● Stated goal:
Drop the images; return everything else in the listing below exactly.

● Collected material:

<<<<

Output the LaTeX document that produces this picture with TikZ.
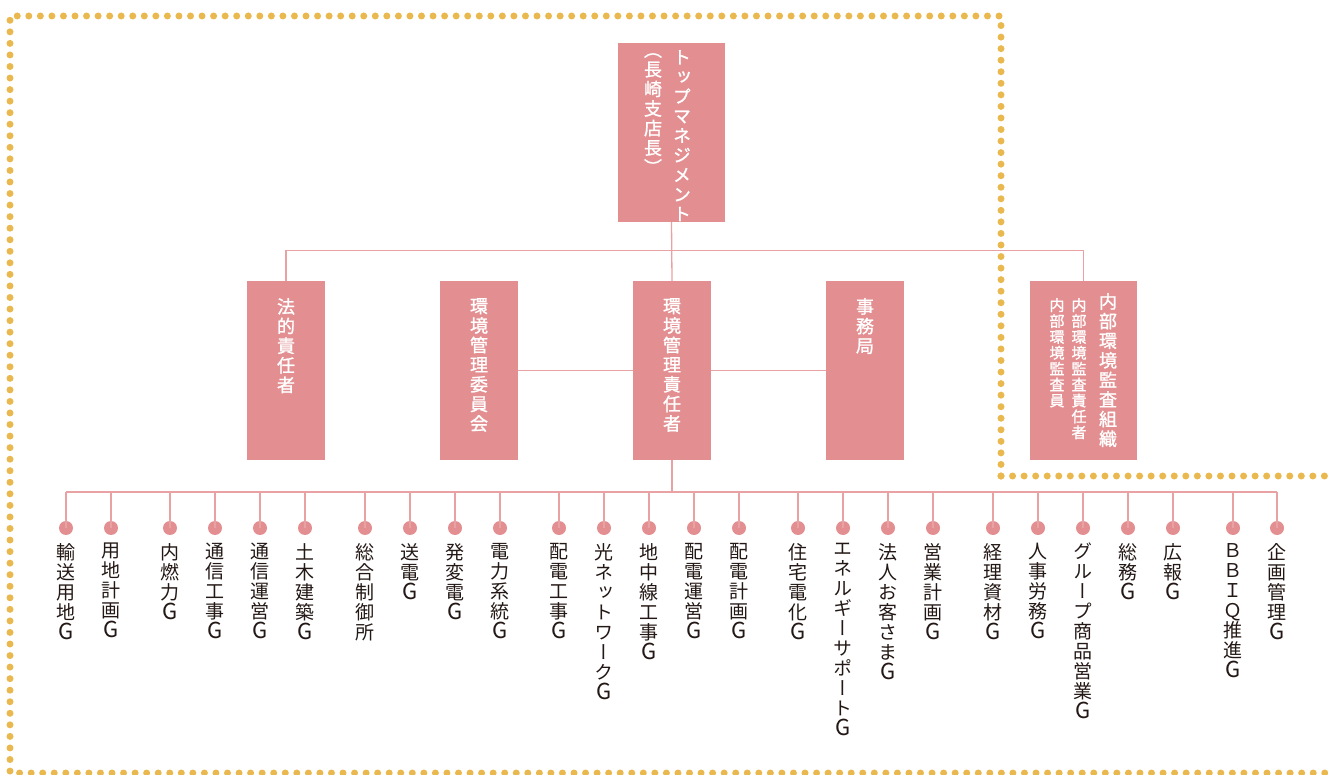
\documentclass[tikz,border=0pt]{standalone}
\usepackage{fontspec}
\newfontfamily\jp[RawFeature=+vert]{Noto Sans CJK JP}
\newfontfamily\jpb[RawFeature=+vert,FakeBold=1.2]{Noto Sans CJK JP}
\definecolor{boxc}{HTML}{E38F91}
\definecolor{linec}{HTML}{E9A2A4}
\definecolor{dotc}{HTML}{E9B94F}
\definecolor{txtc}{HTML}{231815}
\newcommand\gG{{\fontsize{22}{20}\selectfont G}}
\ExplSyntaxOn
\NewDocumentCommand\vt{m}{
  \seq_clear:N \l_tmpa_seq
  \tl_map_inline:nn {#1} { \seq_put_right:Nn \l_tmpa_seq {##1} }
  \seq_use:Nn \l_tmpa_seq { \\ }
}
\ExplSyntaxOff
\tikzset{
  pbox/.style={fill=boxc, draw=none, inner sep=0pt, minimum height=179pt},
  wtxt/.style={text=white, font=\jpb\fontsize{18}{19.6}\selectfont, align=center, inner sep=0pt, anchor=north},
  wsmall/.style={text=white, font=\jpb\fontsize{15}{15.9}\selectfont, align=center, inner sep=0pt, anchor=north},
  ltxt/.style={text=txtc, font=\jp\fontsize{19}{20}\selectfont, align=center, inner sep=0pt, anchor=north},
  conn/.style={draw=linec, line width=1.3pt},
  dotn/.style={circle, fill=boxc, minimum size=14pt, inner sep=0pt},
  border/.style={draw=dotc, line width=7pt, line cap=round, dash pattern=on 0pt off 11.55pt}
}
\begin{document}
\begin{tikzpicture}[x=1pt,y=-1pt]
\useasboundingbox (0,0) rectangle (1328,775);
% dotted frame
\draw[border] (1001,476) -- (1001,16) -- (10,16) -- (10,773) -- (1345,773);
\draw[border] (1001,476) -- (1345,476);
% boxes
\node[pbox, minimum width=107pt] (top) at (671.5,132.5) {};
\node[wtxt] (topa) at (682,50) {\vt{トップマネジメント}};
\node[wtxt] (topb) at (653,53) {\vt{（長崎支店長）}};
\node[pbox, minimum width=78pt] (law) at (286,370.5) {};
\node[wtxt] (lawt) at (286,298) {\vt{法的責任者}};
\node[pbox, minimum width=78pt] (comm) at (479,370.5) {};
\node[wtxt] (commt) at (479,298) {\vt{環境管理委員会}};
\node[pbox, minimum width=78pt] (mgr) at (672,370.5) {};
\node[wtxt] (mgrt) at (672,298) {\vt{環境管理責任者}};
\node[pbox, minimum width=78pt] (sec) at (865,370.5) {};
\node[wtxt] (sect) at (865,298) {\vt{事務局}};
\node[pbox, minimum width=107pt] (audit) at (1083.5,370.5) {};
\node[wtxt] (audita) at (1108,293) {\vt{内部環境監査組織}};
\node[wsmall] (auditb) at (1079,298) {\vt{内部環境監査責任者}};
\node[wsmall] (auditc) at (1057,298) {\vt{内部環境監査員}};
% upper connectors
\draw[conn] (top.south) -- (mgr.north);
\draw[conn] (law.north) -- ++(0,-30) -| (audit.north);
\draw[conn] (comm.east) -- (mgr.west);
\draw[conn] (mgr.east) -- (sec.west);
% lower groups
\coordinate (bus) at (672,492);
\draw[conn] (mgr.south) -- (bus);
\foreach \i/\x/\t in {
 1/66/{輸送用地\gG}, 2/111/{用地計画\gG}, 3/170/{内燃力\gG}, 4/215/{通信工事\gG},
 5/260/{通信運営\gG}, 6/305/{土木建築\gG}, 7/365/{総合制御所}, 8/410/{送電\gG},
 9/455/{発変電\gG}, 10/500/{電力系統\gG}, 11/559/{配電工事\gG}, 12/604/{光ネットワーク\gG},
 13/649/{地中線工事\gG}, 14/694/{配電運営\gG}, 15/739/{配電計画\gG}, 16/798/{住宅電化\gG},
 17/843/{エネルギーサポート\gG}, 18/888/{法人お客さま\gG}, 19/933/{営業計画\gG},
 20/993/{経理資材\gG}, 21/1038/{人事労務\gG}, 22/1083/{グループ商品営業\gG},
 23/1128/{総務\gG}, 24/1173/{広報\gG}, 25/1233/{ＢＢＩＱ推進\gG}, 26/1277/{企画管理\gG}} {
  \node[dotn] (d\i) at (\x,528) {};
  \draw[conn] (d\i.center) -- (d\i.center |- bus);
  \node[ltxt] (l\i) at (\x,543) {\expandafter\vt\expandafter{\t}};
}
\draw[conn] (d1.center |- bus) -- (d26.center |- bus);
\end{tikzpicture}
\end{document}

>>>>

● Full response:
Output the LaTeX document that produces this picture with TikZ.
\documentclass[tikz,border=0pt]{standalone}
\usepackage{fontspec}
\newfontfamily\jp[RawFeature=+vert]{Noto Sans CJK JP}
\newfontfamily\jpb[RawFeature=+vert,FakeBold=1.2]{Noto Sans CJK JP}
\definecolor{boxc}{HTML}{E38F91}
\definecolor{linec}{HTML}{E9A2A4}
\definecolor{dotc}{HTML}{E9B94F}
\definecolor{txtc}{HTML}{231815}
\newcommand\gG{{\fontsize{22}{20}\selectfont G}}
\ExplSyntaxOn
\NewDocumentCommand\vt{m}{
  \seq_clear:N \l_tmpa_seq
  \tl_map_inline:nn {#1} { \seq_put_right:Nn \l_tmpa_seq {##1} }
  \seq_use:Nn \l_tmpa_seq { \\ }
}
\ExplSyntaxOff
\tikzset{
  pbox/.style={fill=boxc, draw=none, inner sep=0pt, minimum height=179pt},
  wtxt/.style={text=white, font=\jpb\fontsize{18}{19.6}\selectfont, align=center, inner sep=0pt, anchor=north},
  wsmall/.style={text=white, font=\jpb\fontsize{15}{15.9}\selectfont, align=center, inner sep=0pt, anchor=north},
  ltxt/.style={text=txtc, font=\jp\fontsize{19}{20}\selectfont, align=center, inner sep=0pt, anchor=north},
  conn/.style={draw=linec, line width=1.3pt},
  dotn/.style={circle, fill=boxc, minimum size=14pt, inner sep=0pt},
  border/.style={draw=dotc, line width=7pt, line cap=round, dash pattern=on 0pt off 11.55pt}
}
\begin{document}
\begin{tikzpicture}[x=1pt,y=-1pt]
\useasboundingbox (0,0) rectangle (1328,775);
% dotted frame
\draw[border] (1001,476) -- (1001,16) -- (10,16) -- (10,773) -- (1345,773);
\draw[border] (1001,476) -- (1345,476);
% boxes
\node[pbox, minimum width=107pt] (top) at (671.5,132.5) {};
\node[wtxt] (topa) at (682,50) {\vt{トップマネジメント}};
\node[wtxt] (topb) at (653,53) {\vt{（長崎支店長）}};
\node[pbox, minimum width=78pt] (law) at (286,370.5) {};
\node[wtxt] (lawt) at (286,298) {\vt{法的責任者}};
\node[pbox, minimum width=78pt] (comm) at (479,370.5) {};
\node[wtxt] (commt) at (479,298) {\vt{環境管理委員会}};
\node[pbox, minimum width=78pt] (mgr) at (672,370.5) {};
\node[wtxt] (mgrt) at (672,298) {\vt{環境管理責任者}};
\node[pbox, minimum width=78pt] (sec) at (865,370.5) {};
\node[wtxt] (sect) at (865,298) {\vt{事務局}};
\node[pbox, minimum width=107pt] (audit) at (1083.5,370.5) {};
\node[wtxt] (audita) at (1108,293) {\vt{内部環境監査組織}};
\node[wsmall] (auditb) at (1079,298) {\vt{内部環境監査責任者}};
\node[wsmall] (auditc) at (1057,298) {\vt{内部環境監査員}};
% upper connectors
\draw[conn] (top.south) -- (mgr.north);
\draw[conn] (law.north) -- ++(0,-30) -| (audit.north);
\draw[conn] (comm.east) -- (mgr.west);
\draw[conn] (mgr.east) -- (sec.west);
% lower groups
\coordinate (bus) at (672,492);
\draw[conn] (mgr.south) -- (bus);
\foreach \i/\x/\t in {
 1/66/{輸送用地\gG}, 2/111/{用地計画\gG}, 3/170/{内燃力\gG}, 4/215/{通信工事\gG},
 5/260/{通信運営\gG}, 6/305/{土木建築\gG}, 7/365/{総合制御所}, 8/410/{送電\gG},
 9/455/{発変電\gG}, 10/500/{電力系統\gG}, 11/559/{配電工事\gG}, 12/604/{光ネットワーク\gG},
 13/649/{地中線工事\gG}, 14/694/{配電運営\gG}, 15/739/{配電計画\gG}, 16/798/{住宅電化\gG},
 17/843/{エネルギーサポート\gG}, 18/888/{法人お客さま\gG}, 19/933/{営業計画\gG},
 20/993/{経理資材\gG}, 21/1038/{人事労務\gG}, 22/1083/{グループ商品営業\gG},
 23/1128/{総務\gG}, 24/1173/{広報\gG}, 25/1233/{ＢＢＩＱ推進\gG}, 26/1277/{企画管理\gG}} {
  \node[dotn] (d\i) at (\x,528) {};
  \draw[conn] (d\i.center) -- (d\i.center |- bus);
  \node[ltxt] (l\i) at (\x,543) {\expandafter\vt\expandafter{\t}};
}
\draw[conn] (d1.center |- bus) -- (d26.center |- bus);
\end{tikzpicture}
\end{document}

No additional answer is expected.